• **What this task involves**
Everything in the data should be repeated exactly, save for the images.
-- start of Provided data --
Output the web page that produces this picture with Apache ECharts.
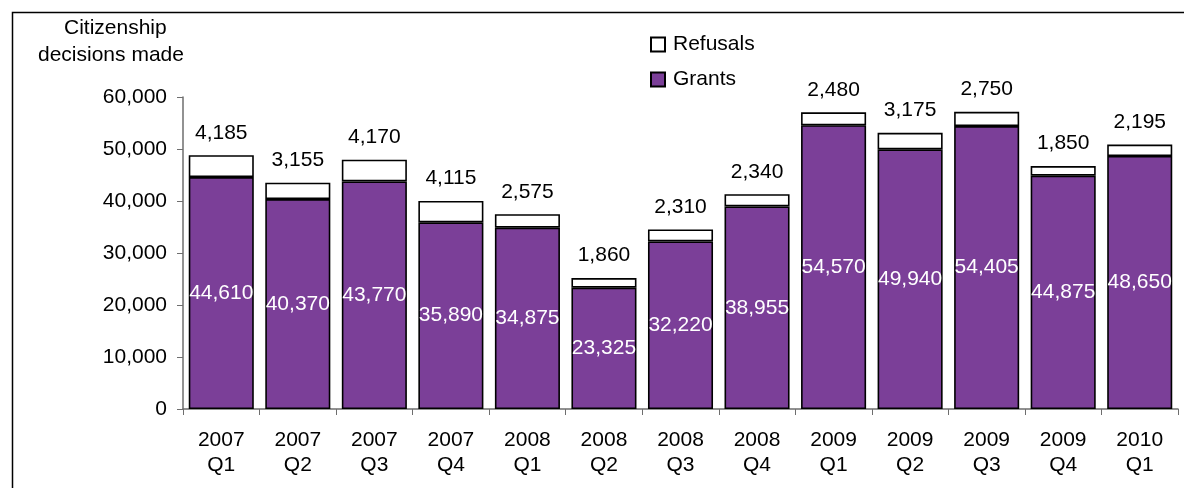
<!DOCTYPE html>
<html>
<head>
<meta charset="utf-8">
<script src="https://cdn.jsdelivr.net/npm/echarts@6/dist/echarts.min.js"></script>
<style>
html,body{margin:0;padding:0;background:#fff;}
#c{width:1184px;height:488px;}
</style>
</head>
<body>
<div id="c"></div>
<script>
const categories = ['2007\nQ1','2007\nQ2','2007\nQ3','2007\nQ4','2008\nQ1','2008\nQ2','2008\nQ3','2008\nQ4','2009\nQ1','2009\nQ2','2009\nQ3','2009\nQ4','2010\nQ1'];
const grants = [44610, 40370, 43770, 35890, 34875, 23325, 32220, 38955, 54570, 49940, 54405, 44875, 48650];
const refusals = [4185, 3155, 4170, 4115, 2575, 1860, 2310, 2340, 2480, 3175, 2750, 1850, 2195];
const yTicks = [0, 10000, 20000, 30000, 40000, 50000, 60000];

const fmt = v => Number(v).toLocaleString('en-US');
const FONT = 'Liberation Sans, Arial, sans-serif';
const chart = echarts.init(document.getElementById('c'));
chart.setOption({
  animation: false,
  textStyle: { fontFamily: FONT },
  graphic: [
    { type: 'rect', left: 10, top: 10, shape: { width: 1200, height: 500 },
      style: { fill: 'none', stroke: '#000', lineWidth: 1.5 }, silent: true },
    { type: 'text', left: 64, top: 18, style: { text: 'Citizenship', font: '21px ' + FONT, fill: '#000' } },
    { type: 'text', left: 38, top: 45, style: { text: 'decisions made', font: '21px ' + FONT, fill: '#000' } }
  ],
  legend: {
    orient: 'vertical', left: 650, top: 34, padding: 0,
    itemWidth: 14, itemHeight: 14, itemGap: 14,
    icon: 'rect',
    data: ['Refusals', 'Grants'],
    textStyle: { fontSize: 21, color: '#000', fontFamily: FONT, lineHeight: 21, padding: [0,0,0,3] }
  },
  grid: { left: 183, right: 6, top: 97, bottom: 79 },
  xAxis: {
    type: 'category', data: categories,
    axisLine: { lineStyle: { color: '#6e6e6e', width: 1.5 } },
    axisTick: { show: true, length: 6, alignWithLabel: false, lineStyle: { color: '#6e6e6e' } },
    axisLabel: { fontSize: 21, color: '#000', lineHeight: 25, margin: 19, fontFamily: FONT, interval: 0 }
  },
  yAxis: {
    type: 'value', min: 0, max: 60000, interval: 10000,
    splitLine: { show: false },
    axisLine: { show: true, lineStyle: { color: '#6e6e6e', width: 1.5 } },
    axisTick: { show: true, length: 6, lineStyle: { color: '#6e6e6e' } },
    axisLabel: { fontSize: 21, color: '#000', margin: 16, fontFamily: FONT,
      formatter: v => yTicks.includes(v) ? fmt(v) : '' }
  },
  series: [
    {
      name: 'Grants', type: 'bar', stack: 'a', data: grants,
      barCategoryGap: '15%',
      itemStyle: { color: '#7B3F98', borderColor: '#000', borderWidth: 1.6 },
      label: { show: true, position: 'inside', color: '#fff', fontSize: 21, fontFamily: FONT,
        formatter: p => fmt(p.value) }
    },
    {
      name: 'Refusals', type: 'bar', stack: 'a', data: refusals,
      barCategoryGap: '15%',
      itemStyle: { color: '#ffffff', borderColor: '#000', borderWidth: 1.6 },
      label: { show: true, position: 'top', distance: 12, color: '#000', fontSize: 21, fontFamily: FONT,
        formatter: p => fmt(p.value) }
    }
  ]
});
</script>
</body>
</html>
-- end of Provided data --
• **Reply**
Output the web page that produces this picture with Apache ECharts.
<!DOCTYPE html>
<html>
<head>
<meta charset="utf-8">
<script src="https://cdn.jsdelivr.net/npm/echarts@6/dist/echarts.min.js"></script>
<style>
html,body{margin:0;padding:0;background:#fff;}
#c{width:1184px;height:488px;}
</style>
</head>
<body>
<div id="c"></div>
<script>
const categories = ['2007\nQ1','2007\nQ2','2007\nQ3','2007\nQ4','2008\nQ1','2008\nQ2','2008\nQ3','2008\nQ4','2009\nQ1','2009\nQ2','2009\nQ3','2009\nQ4','2010\nQ1'];
const grants = [44610, 40370, 43770, 35890, 34875, 23325, 32220, 38955, 54570, 49940, 54405, 44875, 48650];
const refusals = [4185, 3155, 4170, 4115, 2575, 1860, 2310, 2340, 2480, 3175, 2750, 1850, 2195];
const yTicks = [0, 10000, 20000, 30000, 40000, 50000, 60000];

const fmt = v => Number(v).toLocaleString('en-US');
const FONT = 'Liberation Sans, Arial, sans-serif';
const chart = echarts.init(document.getElementById('c'));
chart.setOption({
  animation: false,
  textStyle: { fontFamily: FONT },
  graphic: [
    { type: 'rect', left: 10, top: 10, shape: { width: 1200, height: 500 },
      style: { fill: 'none', stroke: '#000', lineWidth: 1.5 }, silent: true },
    { type: 'text', left: 64, top: 18, style: { text: 'Citizenship', font: '21px ' + FONT, fill: '#000' } },
    { type: 'text', left: 38, top: 45, style: { text: 'decisions made', font: '21px ' + FONT, fill: '#000' } }
  ],
  legend: {
    orient: 'vertical', left: 650, top: 34, padding: 0,
    itemWidth: 14, itemHeight: 14, itemGap: 14,
    icon: 'rect',
    data: ['Refusals', 'Grants'],
    textStyle: { fontSize: 21, color: '#000', fontFamily: FONT, lineHeight: 21, padding: [0,0,0,3] }
  },
  grid: { left: 183, right: 6, top: 97, bottom: 79 },
  xAxis: {
    type: 'category', data: categories,
    axisLine: { lineStyle: { color: '#6e6e6e', width: 1.5 } },
    axisTick: { show: true, length: 6, alignWithLabel: false, lineStyle: { color: '#6e6e6e' } },
    axisLabel: { fontSize: 21, color: '#000', lineHeight: 25, margin: 19, fontFamily: FONT, interval: 0 }
  },
  yAxis: {
    type: 'value', min: 0, max: 60000, interval: 10000,
    splitLine: { show: false },
    axisLine: { show: true, lineStyle: { color: '#6e6e6e', width: 1.5 } },
    axisTick: { show: true, length: 6, lineStyle: { color: '#6e6e6e' } },
    axisLabel: { fontSize: 21, color: '#000', margin: 16, fontFamily: FONT,
      formatter: v => yTicks.includes(v) ? fmt(v) : '' }
  },
  series: [
    {
      name: 'Grants', type: 'bar', stack: 'a', data: grants,
      barCategoryGap: '15%',
      itemStyle: { color: '#7B3F98', borderColor: '#000', borderWidth: 1.6 },
      label: { show: true, position: 'inside', color: '#fff', fontSize: 21, fontFamily: FONT,
        formatter: p => fmt(p.value) }
    },
    {
      name: 'Refusals', type: 'bar', stack: 'a', data: refusals,
      barCategoryGap: '15%',
      itemStyle: { color: '#ffffff', borderColor: '#000', borderWidth: 1.6 },
      label: { show: true, position: 'top', distance: 12, color: '#000', fontSize: 21, fontFamily: FONT,
        formatter: p => fmt(p.value) }
    }
  ]
});
</script>
</body>
</html>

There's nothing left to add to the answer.